Five months ago, Trix became "exclusive" with Amber, whom he introduced to his family as "my future ex-wife." When they got together, she dumped one guy. He dumped six girls. Amber, who is 24, has long, wavy blonde hair, a broad smile and a resemblance to actress Kate Hudson.

When she and Trix go out together, she says, "People assume he's either rich or well hung." Early on in their relationship, Trix told Amber that he'd slept with more than 300 women.

"I didn't believe that number when he told me," she says. "At the time I was like, is that really possible?"

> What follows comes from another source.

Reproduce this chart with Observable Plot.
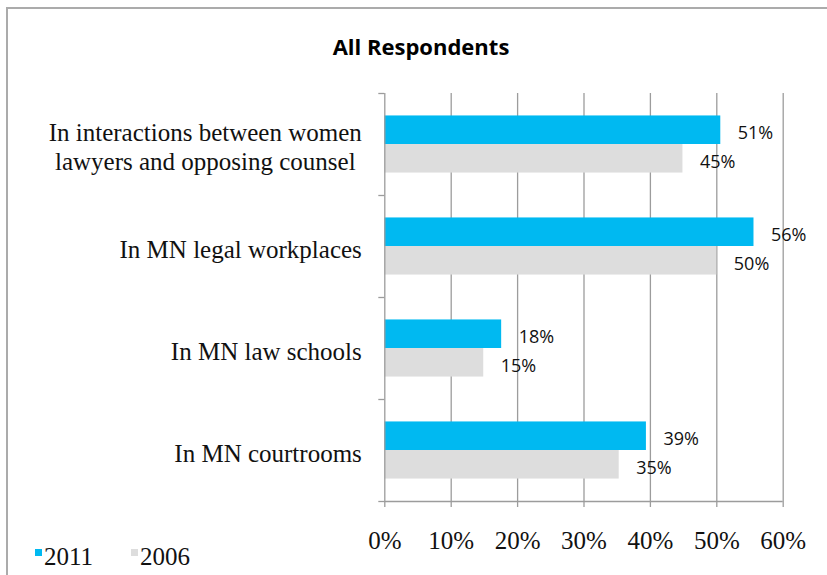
<!DOCTYPE html>
<html>
<head>
<meta charset="utf-8">
<script src="https://cdn.jsdelivr.net/npm/d3@7"></script>
<script src="https://cdn.jsdelivr.net/npm/@observablehq/plot@0.6"></script>
<style>
  html, body { margin: 0; padding: 0; background: #fff; overflow: hidden; }
  #wrap { position: relative; width: 827px; height: 575px; overflow: hidden; }
  #frame { position: absolute; left: 6px; top: 7px; width: 900px; height: 700px;
           border-left: 2px solid #ababab; border-top: 2px solid #ababab; }
  #title { position: absolute; top: 35px; left: 0; width: 842px; text-align: center;
           font: bold 22px/22px "Open Sans", sans-serif; color: #000; }
  #chart { position: absolute; left: 0; top: 75px; }
  #legend { position: absolute; left: 0; top: 544px; font: 25px/25px "Liberation Serif", serif; color: #111; }
  #legend .item { position: absolute; white-space: nowrap; }
  #legend .sw { display: inline-block; width: 7px; height: 7px; vertical-align: top; margin-top: 5px; margin-right: 2px; }
</style>
</head>
<body>
<div id="wrap">
  <div id="frame"></div>
  <div id="title"></div>
  <div id="chart"></div>
  <div id="legend"></div>
</div>
<script>
// ---- data ----
const title = "All Respondents";
const categories = [
  "In interactions between women\nlawyers and opposing counsel",
  "In MN legal workplaces",
  "In MN law schools",
  "In MN courtrooms"
];
const series = ["2011", "2006"];
const values2011 = [50.6, 55.6, 17.6, 39.4];
const values2006 = [44.9, 50.0, 14.9, 35.3];
const seriesColors = ["#00B9F1", "#DDDDDD"];
const xTicks = [0, 10, 20, 30, 40, 50, 60];

// ---- build table ----
const seriesValues = [values2011, values2006];
const rows = [];
categories.forEach((c, i) => {
  series.forEach((s, k) => {
    rows.push({
      category: c,
      index: i,
      series: s,
      value: seriesValues[k][i],
      y1: i + (k === 0 ? 0.22 : 0.5),
      y2: i + (k === 0 ? 0.5 : 0.78)
    });
  });
});

document.getElementById("title").textContent = title;

// measure category label widths to center multi-line labels, right-aligned block
const ctx = document.createElement("canvas").getContext("2d");
ctx.font = '25px "Liberation Serif"';
const labelGap = 23;

const labelMarks = categories.map((c, i) => {
  const w = d3.max(c.split("\n"), l => ctx.measureText(l).width);
  return Plot.text([{category: c, mid: i + 0.5}], {
    x: () => 0, y: "mid", text: "category",
    textAnchor: "middle", lineAnchor: "middle", lineHeight: 1.13,
    dx: -(labelGap + w / 2), dy: 2,
    fontFamily: "Liberation Serif", fontSize: 25, fill: "#111"
  });
});

const gridColor = "#9c9c9c";

const chart = Plot.plot({
  width: 827,
  height: 480,
  marginLeft: 384.3,
  marginRight: 44.3,
  marginTop: 18,
  marginBottom: 54,
  x: { domain: [0, 60], label: null },
  y: { domain: [0, categories.length], reverse: true, label: null },
  color: { domain: series, range: seriesColors },
  style: { fontFamily: "Liberation Serif", fontSize: "25px", color: "#111", background: "transparent", overflow: "visible" },
  marks: [
    Plot.gridX(xTicks.filter(t => t > 0), { stroke: gridColor, strokeOpacity: 1, strokeWidth: 1.3 }),
    Plot.rect(rows, { x1: () => 0, x2: "value", y1: "y1", y2: "y2", fill: "series" }),
    Plot.ruleX([0], { y1: () => 0, y2: () => categories.length, stroke: gridColor, strokeWidth: 1.3 }),
    Plot.ruleY([categories.length], { stroke: gridColor, strokeWidth: 1.3 }),
    Plot.axisY({ ticks: d3.range(0, categories.length + 1), tickFormat: () => "", tickSize: 6, stroke: gridColor, strokeWidth: 1.3, label: null }),
    Plot.axisX({ ticks: xTicks, tickSize: 6, tickPadding: 24, tickFormat: d => d + "%", stroke: gridColor, strokeWidth: 1.3, fill: "#111", fontSize: 25, label: null }),
    Plot.text(rows, {
      x: "value", y: d => (d.y1 + d.y2) / 2, text: d => Math.round(d.value) + "%",
      textAnchor: "start", dx: 17, dy: 3, fontFamily: "Open Sans", fontSize: 18, fill: "#111"
    }),
    ...labelMarks
  ]
});
document.getElementById("chart").appendChild(chart);

// legend
const legend = document.getElementById("legend");
const legendLeft = [35, 131];
series.forEach((s, k) => {
  const item = document.createElement("span");
  item.className = "item";
  item.style.left = legendLeft[k] + "px";
  const sw = document.createElement("span");
  sw.className = "sw";
  sw.style.background = seriesColors[k];
  item.appendChild(sw);
  item.appendChild(document.createTextNode(s));
  legend.appendChild(item);
});
</script>
</body>
</html>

Trix was always careful to use condoms, take hot baths to reduce his sperm count, and avoid ambiguous situations. "I didn't like same-day lays," he says. "Everybody's drunk. I like to keep my self-respect."

What bothered Amber more was Trix's skill as a pickup artist. Since they live together, she knows where he is at night, but still she does wonder if he's using pickup strategies to manipulate her. "It sucks," she says. "I'm trying to figure it out."

To that end, she has begun to study Trix's seduction books and has become quite fluent in the language of pickup. He's also explained to her, in great detail, how he got her to stop thinking of him as a dork. "I used the 3-1 rule," says Trix. "I'd make one call for every three of hers. The disinterest worked so well, it wasn't even funny. She followed me around like a puppy dog."

Amber refuses to concede that she'd been played. "He'd hang out with me all the time," she says. "He said the usual was once a week."

"I enjoyed hanging out with her," Trix counters, "and on the way home I would call other girls."

"You hung out all the time," she replies.

"She's very alpha," says Trix. "This one challenges me." Which may be the highest praise any pickup artist can bestow on his target.